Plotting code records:
↓↓↓

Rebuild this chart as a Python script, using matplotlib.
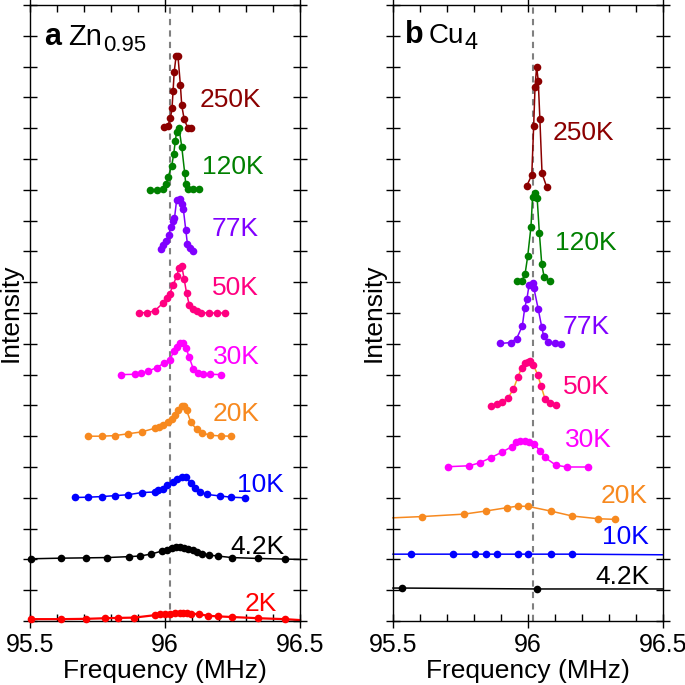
import matplotlib
matplotlib.use("Agg")
import matplotlib.pyplot as plt
import numpy as np

plt.rcParams['font.family'] = ['Liberation Sans', 'DejaVu Sans']

# ---------------- Panel a: Zn0.95 ----------------
a_250_f = [95.997, 96.010, 96.020, 96.026, 96.030, 96.034, 96.041, 96.048, 96.057, 96.062, 96.071, 96.084, 96.096]
a_250_y = [16.05, 16.07, 16.32, 16.65, 17.22, 17.82, 18.34, 18.34, 17.40, 16.74, 16.29, 16.02, 16.00]

a_120_f = [95.943, 95.971, 95.991, 96.005, 96.012, 96.025, 96.032, 96.038, 96.043, 96.052, 96.062, 96.073, 96.077, 96.086, 96.105, 96.125]
a_120_y = [14.0, 14.0, 14.03, 14.18, 14.43, 14.78, 15.15, 15.57, 15.89, 16.0, 15.4, 14.54, 14.18, 14.04, 14.02, 14.01]

a_77_f = [95.985, 95.994, 96.004, 96.014, 96.021, 96.030, 96.035, 96.043, 96.056, 96.064, 96.068, 96.077, 96.083, 96.093, 96.103]
a_77_y = [12.08, 12.21, 12.35, 12.53, 12.78, 12.99, 13.07, 13.66, 13.70, 13.53, 13.37, 12.69, 12.24, 12.10, 12.02]

a_50_f = [95.904, 95.933, 95.962, 95.991, 96.009, 96.017, 96.031, 96.043, 96.052, 96.062, 96.071, 96.080, 96.090, 96.103, 96.117, 96.133, 96.162, 96.193, 96.222]
a_50_y = [10.01, 10.01, 10.07, 10.31, 10.50, 10.62, 10.92, 11.20, 11.45, 11.53, 11.10, 10.64, 10.26, 10.12, 10.05, 10.01, 10.0, 10.0, 10.0]

a_30_f = [95.838, 95.888, 95.912, 95.938, 95.969, 95.996, 96.019, 96.033, 96.043, 96.056, 96.068, 96.078, 96.089, 96.105, 96.123, 96.142, 96.167, 96.206]
a_30_y = [8.0, 8.01, 8.04, 8.11, 8.23, 8.37, 8.49, 8.77, 8.89, 9.02, 9.02, 8.86, 8.58, 8.18, 8.06, 8.03, 8.01, 8.0]

a_20_f = [95.715, 95.766, 95.815, 95.864, 95.914, 95.963, 95.979, 95.994, 96.012, 96.025, 96.037, 96.047, 96.062, 96.071, 96.080, 96.096, 96.117, 96.138, 96.167, 96.207, 96.244]
a_20_y = [6.0, 6.0, 6.02, 6.08, 6.14, 6.26, 6.30, 6.35, 6.45, 6.56, 6.70, 6.86, 6.99, 6.97, 6.84, 6.45, 6.22, 6.11, 6.03, 6.01, 6.0]

a_10_f = [95.667, 95.716, 95.766, 95.815, 95.864, 95.914, 95.963, 95.975, 95.991, 96.006, 96.031, 96.043, 96.062, 96.078, 96.095, 96.111, 96.130, 96.154, 96.204, 96.244, 96.296]
a_10_y = [4.01, 4.02, 4.04, 4.07, 4.10, 4.17, 4.19, 4.24, 4.30, 4.40, 4.51, 4.62, 4.67, 4.67, 4.48, 4.31, 4.19, 4.11, 4.06, 4.02, 4.0]

a_4_f = [95.503, 95.615, 95.707, 95.786, 95.867, 95.907, 95.947, 95.988, 96.006, 96.025, 96.041, 96.056, 96.070, 96.086, 96.103, 96.120, 96.136, 96.164, 96.195, 96.247, 96.346, 96.444, 96.5]
a_4_y = [2.02, 2.04, 2.05, 2.06, 2.09, 2.11, 2.17, 2.27, 2.31, 2.38, 2.40, 2.40, 2.38, 2.34, 2.29, 2.24, 2.19, 2.14, 2.11, 2.06, 2.03, 2.01, 2.0]
a_4_marked = list(range(22))

a_2_f = [95.503, 95.615, 95.707, 95.778, 95.827, 95.886, 95.963, 95.981, 96.0, 96.019, 96.037, 96.056, 96.068, 96.080, 96.095, 96.126, 96.160, 96.197, 96.247, 96.346, 96.444, 96.5]
a_2_y = [0.06, 0.06, 0.07, 0.09, 0.10, 0.11, 0.19, 0.22, 0.24, 0.24, 0.25, 0.26, 0.27, 0.26, 0.24, 0.22, 0.17, 0.15, 0.13, 0.09, 0.06, 0.03]
a_2_marked = list(range(21))

# ---------------- Panel b: Cu4 ----------------
b_250_f = [95.995, 96.014, 96.021, 96.026, 96.032, 96.038, 96.044, 96.052, 96.069]
b_250_y = [14.12, 14.48, 16.08, 17.33, 18.0, 17.53, 16.29, 14.53, 14.10]

b_120_f = [95.959, 95.977, 95.989, 95.999, 96.011, 96.017, 96.026, 96.034, 96.042, 96.051, 96.060, 96.081]
b_120_y = [11.04, 11.05, 11.26, 11.85, 12.80, 13.78, 13.89, 13.72, 12.61, 11.58, 11.16, 11.04]

b_77_f = [95.896, 95.936, 95.958, 95.979, 95.988, 95.996, 96.004, 96.017, 96.022, 96.038, 96.051, 96.058, 96.075, 96.100, 96.121]
b_77_y = [9.01, 9.04, 9.17, 9.58, 10.17, 10.46, 10.91, 10.98, 10.80, 10.12, 9.54, 9.25, 9.07, 9.01, 9.0]

b_50_f = [95.862, 95.884, 95.903, 95.925, 95.946, 95.963, 95.977, 95.989, 95.999, 96.008, 96.020, 96.036, 96.048, 96.063, 96.080, 96.103]
b_50_y = [6.99, 7.04, 7.11, 7.23, 7.53, 7.93, 8.23, 8.37, 8.42, 8.44, 8.31, 7.99, 7.64, 7.21, 7.09, 7.01]

b_30_f = [95.703, 95.783, 95.822, 95.862, 95.903, 95.940, 95.954, 95.970, 95.989, 96.005, 96.022, 96.044, 96.063, 96.103, 96.144, 96.224]
b_30_y = [5.01, 5.04, 5.14, 5.30, 5.48, 5.66, 5.80, 5.84, 5.84, 5.80, 5.75, 5.53, 5.31, 5.06, 5.0, 5.0]

b_20_f = [95.5, 95.606, 95.763, 95.843, 95.923, 95.962, 96.001, 96.084, 96.163, 96.260, 96.323]
b_20_y = [3.35, 3.39, 3.47, 3.57, 3.68, 3.73, 3.72, 3.57, 3.41, 3.32, 3.30]
b_20_marked = list(range(1, 11))

b_10_f = [95.5, 95.566, 95.723, 95.804, 95.843, 95.884, 95.962, 96.001, 96.084, 96.162, 96.5]
b_10_y = [2.17, 2.17, 2.17, 2.17, 2.17, 2.17, 2.17, 2.17, 2.17, 2.17, 2.15]
b_10_marked = list(range(1, 10))

b_4_f = [95.5, 95.534, 96.034, 96.5]
b_4_y = [1.07, 1.07, 1.04, 1.04]
b_4_marked = [1, 2]

x_ticks = [95.5, 96.0, 96.5]
x_ticklabels = ["95.5", "96", "96.5"]
ref_line = 96.02

C250 = '#8B0000'
C120 = '#008000'
C77 = '#8000FF'
C50 = '#FF0080'
C30 = '#FF00FF'
C20 = '#F7891F'
C10 = '#0000FF'
C4 = '#000000'
C2 = '#FF0000'

W, H = 685, 685
fig = plt.figure(figsize=(W / 100, H / 100), dpi=100)

def px_axes(l, r, t, b):
    return fig.add_axes([l / W, 1 - b / H, (r - l) / W, (b - t) / H])

axa = px_axes(30, 300, 5, 621)
axb = px_axes(393, 663, 5, 621)

def style(ax):
    ax.set_xlim(95.5, 96.5)
    ax.set_ylim(0, 20)
    ax.set_xticks(x_ticks)
    ax.set_xticklabels(x_ticklabels, fontsize=18)
    ax.set_xticks(np.arange(95.5, 96.51, 0.1), minor=True)
    ax.set_yticks(np.arange(0, 21, 1))
    ax.set_yticklabels([])
    ax.tick_params(axis='y', which='major', direction='inout', length=10, width=1,
                   left=True, right=True)
    ax.tick_params(axis='x', which='major', direction='inout', length=10, width=1,
                   top=True, bottom=True, labelsize=18, pad=4)
    ax.tick_params(axis='x', which='minor', direction='in', length=5, width=1,
                   top=True, bottom=True)
    for s in ax.spines.values():
        s.set_linewidth(1.0)
    ax.set_xlabel('Frequency (MHz)', fontsize=19, labelpad=1)
    ax.set_ylabel('Intensity', fontsize=19)
    ax.yaxis.set_label_coords(-0.026, 0.5)
    ax.axvline(ref_line, color='#808080', lw=1.5, ls=(0, (3, 2.5)), zorder=1)

style(axa)
style(axb)

def series(ax, f, y, c, lc=None, mark=None, lw=1.1, ms=5.5):
    ax.plot(f, y, '-', color=lc or c, lw=lw, zorder=2, clip_on=False)
    fm = f if mark is None else [f[i] for i in mark]
    ym = y if mark is None else [y[i] for i in mark]
    ax.plot(fm, ym, 'o', color=c, ms=ms, mew=0, zorder=3, clip_on=False)

series(axa, a_250_f, a_250_y, C250)
series(axa, a_120_f, a_120_y, C120)
series(axa, a_77_f, a_77_y, C77)
series(axa, a_50_f, a_50_y, C50)
series(axa, a_30_f, a_30_y, C30)
series(axa, a_20_f, a_20_y, C20)
series(axa, a_10_f, a_10_y, C10)
series(axa, a_4_f, a_4_y, C4, mark=a_4_marked)
series(axa, a_2_f, a_2_y, C2, mark=a_2_marked, lw=1.6)

series(axb, b_250_f, b_250_y, C250)
series(axb, b_120_f, b_120_y, C120)
series(axb, b_77_f, b_77_y, C77)
series(axb, b_50_f, b_50_y, C50, lc='#F5A623')
series(axb, b_30_f, b_30_y, C30)
series(axb, b_20_f, b_20_y, C20, mark=b_20_marked)
series(axb, b_10_f, b_10_y, C10, mark=b_10_marked)
series(axb, b_4_f, b_4_y, C4, mark=b_4_marked)

fs = 19
a_labels = [("250K", 96.13, 16.9, C250), ("120K", 96.137, 14.74, C120),
            ("77K", 96.174, 12.73, C77), ("50K", 96.174, 10.81, C50),
            ("30K", 96.178, 8.57, C30), ("20K", 96.178, 6.72, C20),
            ("10K", 96.267, 4.42, C10), ("4.2K", 96.241, 2.40, C4),
            ("2K", 96.296, 0.55, C2)]
for t, x, y, c in a_labels:
    axa.text(x, y, t, color=c, fontsize=fs, ha='left', va='center')

b_labels = [("250K", 96.093, 15.84, C250), ("120K", 96.1, 12.27, C120),
            ("77K", 96.13, 9.55, C77), ("50K", 96.13, 7.6, C50),
            ("30K", 96.137, 5.88, C30), ("20K", 96.27, 4.06, C20),
            ("10K", 96.274, 2.73, C10), ("4.2K", 96.248, 1.43, C4)]
for t, x, y, c in b_labels:
    axb.text(x, y, t, color=c, fontsize=fs, ha='left', va='center')

# panel titles
axa.text(0.054, 0.935, 'a', transform=axa.transAxes, fontsize=22, fontweight='bold', va='baseline')
axa.text(0.142, 0.935, 'Zn', transform=axa.transAxes, fontsize=21, va='baseline')
axa.text(0.272, 0.925, '0.95', transform=axa.transAxes, fontsize=16, va='baseline')

axb.text(0.046, 0.938, 'b', transform=axb.transAxes, fontsize=22, fontweight='bold', va='baseline')
axb.text(0.131, 0.938, 'Cu', transform=axb.transAxes, fontsize=20, va='baseline')
axb.text(0.263, 0.929, '4', transform=axb.transAxes, fontsize=17, va='baseline')

fig.savefig('out.png', dpi=100)
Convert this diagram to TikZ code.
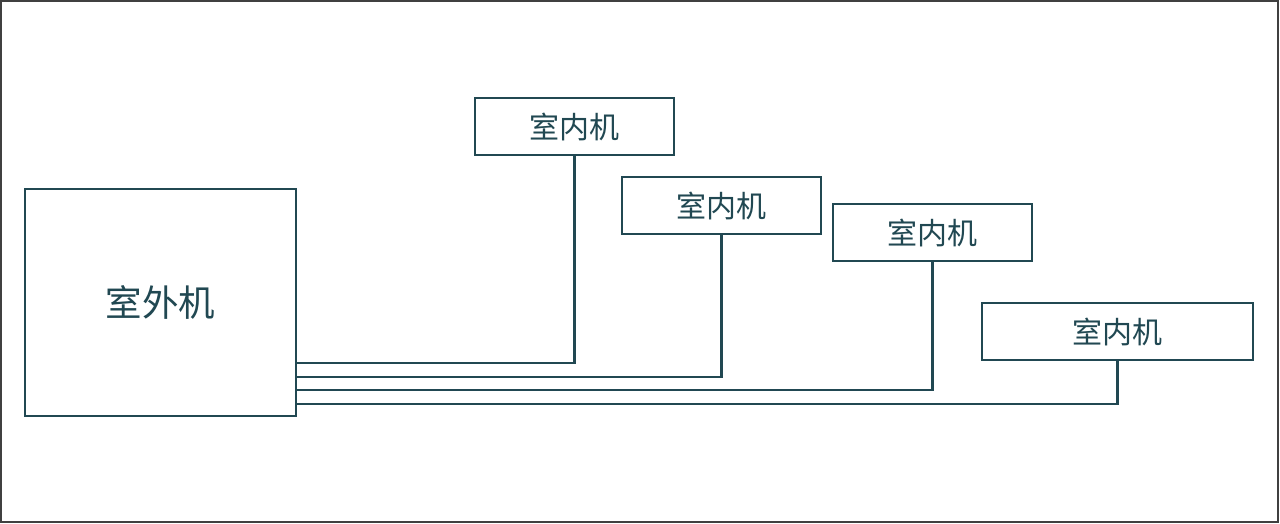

↑↑↑

PROBLEM DETAILS => Up to and including the line containing "plt.rcParams['font.family'] = ['Liberation", repeat every line from the start of the data, but none of the pictures.

TASK RESPONSE =>
Rebuild this chart as a Python script, using matplotlib.
import matplotlib
matplotlib.use("Agg")
import matplotlib.pyplot as plt
import numpy as np

plt.rcParams['font.family'] = ['Liberation Sans', 'DejaVu Sans']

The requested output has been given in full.